Ms. Sensitivity takes up some knitting needles and nervously tries to knit a blanket. “I don’t care if someone calls someone else a ‘son of a bitch,’” she says, needles clinking together, “but it seems like an unhelpful comment from our President.” She sucks air through her front teeth, using her bottom lip for leverage. She is displeased.
The next day, Andrew and I begin exploring Tual in earnest. Everything is full of color and patterns. A random basket of crackers sits on the sidewalk, for the taking? Cheery people hang out together on the street, goats wander loose through town.

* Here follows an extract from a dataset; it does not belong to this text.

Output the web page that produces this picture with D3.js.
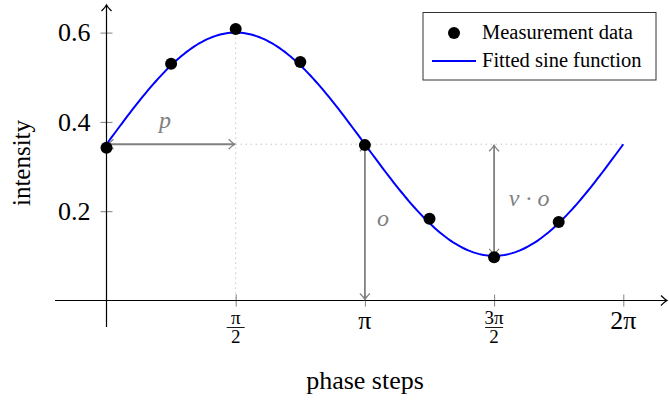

While we try to find the beer store, Over-Thinker and I strike up a conversation with Andrew about cultural priorities. “We seem to be prioritizing 'winning arguments' or 'destroying our opponents' over working together and preserving our friendships in the US. Should a 'fight for justice, respect, and fairness' take priority over respect and friendship? Can these priorities both be served, yet live peacefully together somehow? What can we do differently?"
This last question raises Evil Overlord’s hackles, but he is left to stew about it for a few hours because we happened upon the guy who can hand make Sonrisa's Ship Stamp.

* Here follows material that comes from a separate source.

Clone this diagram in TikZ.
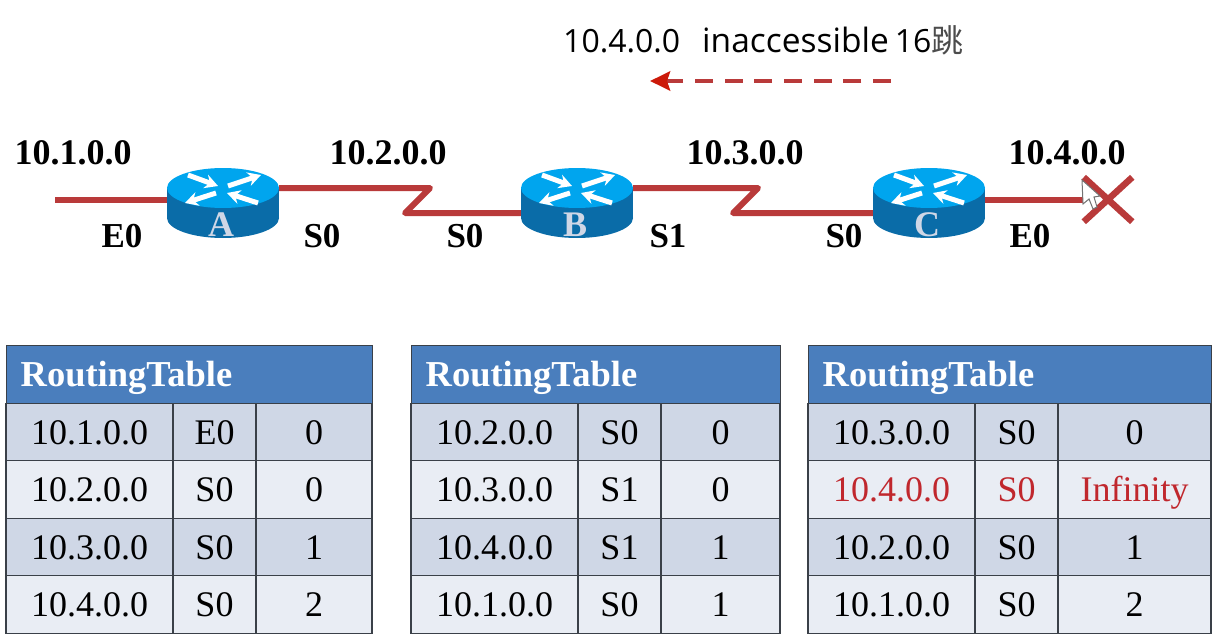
\documentclass[tikz,border=0pt]{standalone}
\usepackage{fontspec}
\setmainfont{Liberation Serif}
\newfontfamily\notefont{Open Sans}
\newfontfamily\cjkfont{Noto Sans CJK SC}
\usetikzlibrary{arrows.meta,shapes.misc}

\definecolor{linkred}{HTML}{B93A3A}
\definecolor{tiered}{HTML}{CC1A0A}
\definecolor{rowdark}{HTML}{CFD7E6}
\definecolor{rowlight}{HTML}{E9EDF4}
\definecolor{headblue}{HTML}{4A7EBD}
\definecolor{rtop}{HTML}{00A5EE}
\definecolor{rside}{HTML}{0A6CA8}
\definecolor{hopred}{HTML}{C0272D}
\definecolor{gridgray}{HTML}{3A4048}

\tikzset{
   net/.style ={font=\fontsize{36}{36}\selectfont\bfseries, inner sep = 0pt},
   port/.style ={font=\fontsize{35}{35}\selectfont\bfseries, inner sep = 0pt},
   link/.style ={draw=linkred, line width=6pt, line join=round},
   routerbox/.style ={inner sep = 0pt, minimum width=112pt, minimum height=70pt},
   routerarrow/.style ={draw=white, line width=5pt, -{Stealth[length=13pt,width=14pt]}},
   cell/.style ={draw=gridgray, line width=1.3pt, inner sep = 0pt, minimum height=57.5pt,
      text height=24pt, text depth=0pt, font=\fontsize{36}{36}\selectfont},
   head/.style ={draw=gridgray, line width=1.3pt, fill=headblue, text=white, inner sep = 0pt,
      minimum height=58pt, anchor=north west, align=left, text height=26pt, text depth=2pt,
      font=\fontsize{36.5}{36.5}\selectfont\bfseries}
}

% router: name, x, letter
\newcommand{\router}[3]{
   \node[routerbox] (#1) at (#2,203) {};
   \begin{scope}[shift={(#1.center)}]
      \fill[rside] (0,15) ellipse [x radius=56pt, y radius=20pt];
      \fill[rside] (-56,-15) rectangle (56,15);
      \fill[rtop] (0,-15) ellipse [x radius=56pt, y radius=20pt];
      \draw[routerarrow] (-35,-28) -- (-5,-17);
      \draw[routerarrow] (5,-17) -- (38,-28);
      \draw[routerarrow] (-7,-10) -- (-38,0);
      \draw[routerarrow] (35,0) -- (4,-10);
   \end{scope}
   \node[inner sep = 0pt, text=rowdark, font=\fontsize{36}{36}\selectfont\bfseries] (#1label) at (#2-2,225) {#3};
}

% table: name, left x, width of last column, rows
\newcommand{\routingtable}[4]{
   \node[head, text width=#3+250-28pt, minimum width=#3+250pt] (#1head) at (#2,345) {RoutingTable};
   \foreach \i/\addr/\ifc/\hop/\tone/\ink in {#4} {
      \node[cell, fill=\tone, text=\ink, minimum width=167pt] (#1addr\i) at (#2+83.5,374.5+57.5*\i) {\addr};
      \node[cell, fill=\tone, text=\ink, minimum width=83pt] (#1ifc\i) at (#2+208.5,374.5+57.5*\i) {\ifc};
      \node[cell, fill=\tone, text=\ink, minimum width=#3pt] (#1hop\i) at (#2+250+#3/2,374.5+57.5*\i) {\hop};
   }
}

\begin{document}
\begin{tikzpicture}[x=1pt,y=-1pt]
   \useasboundingbox (0,0) rectangle (1212,637);

   \node[inner sep = 0pt, anchor=west, font=\fontsize{32}{32}\selectfont\notefont] (note) at (563,40)
      {10.4.0.0\hspace{22pt}{\fontsize{33.5}{33.5}\selectfont inaccessible}\hspace{6pt}16{\cjkfont\color{black!70}跳}};
   \coordinate (notestart) at (891,81);
   \coordinate (noteend) at (650,81);
   \draw[draw=linkred, line width=4.5pt, dash pattern=on 18pt off 11.7pt,
      -{Stealth[length=20pt,width=19pt,inset=3pt,color=tiered]}] (notestart) to (noteend);

   \router{A}{223}{A}
   \router{B}{577}{B}
   \router{C}{929}{C}

   \node[draw=linkred, cross out, line width=6.5pt, inner sep = 0pt,
      minimum width=42pt, minimum height=38pt] (fault) at (1108,199.5) {};

   \coordinate (lan) at (55,200);
   \draw[link] (lan) to (lan -| A.west);
   \draw[link] ([yshift=15pt]A.east) -- (430,188) -- (405,213) -- ([yshift=-10pt]B.west);
   \draw[link] ([yshift=15pt]B.east) -- (758,188) -- (733,213) -- ([yshift=-10pt]C.west);
   \draw[link] (C.east |- fault.west) to (fault.west);

   % mouse pointer on the broken end
   \filldraw[fill=white, draw=black!55, line width=1pt] (1082,180) -- (1083,204) -- (1089,199)
      -- (1093,209) -- (1097,207) -- (1094,197) -- (1100,196) -- cycle;

   \node[net] (n1) at (73,153) {10.1.0.0};
   \node[net] (n2) at (388,153) {10.2.0.0};
   \node[net] (n3) at (745,153) {10.3.0.0};
   \node[net] (n4) at (1067,153) {10.4.0.0};

   \node[port] (pa) at (122,236) {E0};
   \node[port] (pb) at (322,236) {S0};
   \node[port] (pc) at (465,236) {S0};
   \node[port] (pd) at (668,236) {S1};
   \node[port] (pe) at (844,236) {S0};
   \node[port] (pf) at (1030,236) {E0};

   \routingtable{ta}{6}{116}{1/10.1.0.0/E0/0/rowdark/black, 2/10.2.0.0/S0/0/rowlight/black,
      3/10.3.0.0/S0/1/rowdark/black, 4/10.4.0.0/S0/2/rowlight/black}
   \routingtable{tb}{411}{119}{1/10.2.0.0/S0/0/rowdark/black, 2/10.3.0.0/S1/0/rowlight/black,
      3/10.4.0.0/S1/1/rowdark/black, 4/10.1.0.0/S0/1/rowlight/black}
   \routingtable{tc}{808}{153}{1/10.3.0.0/S0/0/rowdark/black, 2/10.4.0.0/S0/Infinity/rowlight/hopred,
      3/10.2.0.0/S0/1/rowdark/black, 4/10.1.0.0/S0/2/rowlight/black}
\end{tikzpicture}
\end{document}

Oddgodfrey decides he wants a stamp, too.
Then, we found the beer shop.
Then, we found the fruit and veggie market.
We found giant, raw cinnamon sticks and became very excited over confirmation that we really have arrived in Indonesia, also known as the "Dutch East Indies, Spice Islands."
We get waylaid because everyone at the market wants their picture taken, pictures with us. We stop to get one picture and that attracts the attention of some other cheerful and wonderful person just down the road. It cracks me up.
Believe it or not, the woman pictured below specifically requested that I take this picture. She adjusted herself from her previously cheerful and smiling position nestled amongst the vegetables she was selling to set herself up to look like this. Now, I'm wondering what this body language says in Indonesian. I'm betting its something like: "conscientious and wise."
Hours later, we escape, put away our groceries, and we settle down into Sonrisa's cockpit for a chilly sunset beer. Andrew has his long legs stretched out from one beanbag to the other, his head propped up by one arm. We are smiling about the funny people at the market who all requested their photos taken.
Andrew says, "Maybe we'd be better off if we posted more selfies with international tourists."
The Evil Overlord hears this and pops his head up to say “Forget about it, there is nothing you can do. The only way real change ever happens in any society is when one group with enough power and weapons to win makes war.”
I mostly ignore Evil Overlord because I'm used to his cold cynicism, and I think he's kind of a stinker. But, Over-Thinker slinks off to take Evil Overlord's news back to Ms. Sensitivity who knits so furiously her blanket goes crooked (like always) and she knots it off declaring it to be a hot pad (again). When Over-Tryer hears Evil Overlord’s knee jerk declaration there is nothing to be done, she slams her fist on the table. “We’ll see about that!” In a wild-eyed frenzy, they decide something must be done.
Sipping on my local Indonesian brewed "Anker" and watching the sunset, I didn’t notice Over-Thinker slink away until I felt the commotion of the Three Sisters stirring up trouble. When I heard them declare something must be done, all I could think was “Oh crap. JUDITH, HELP!”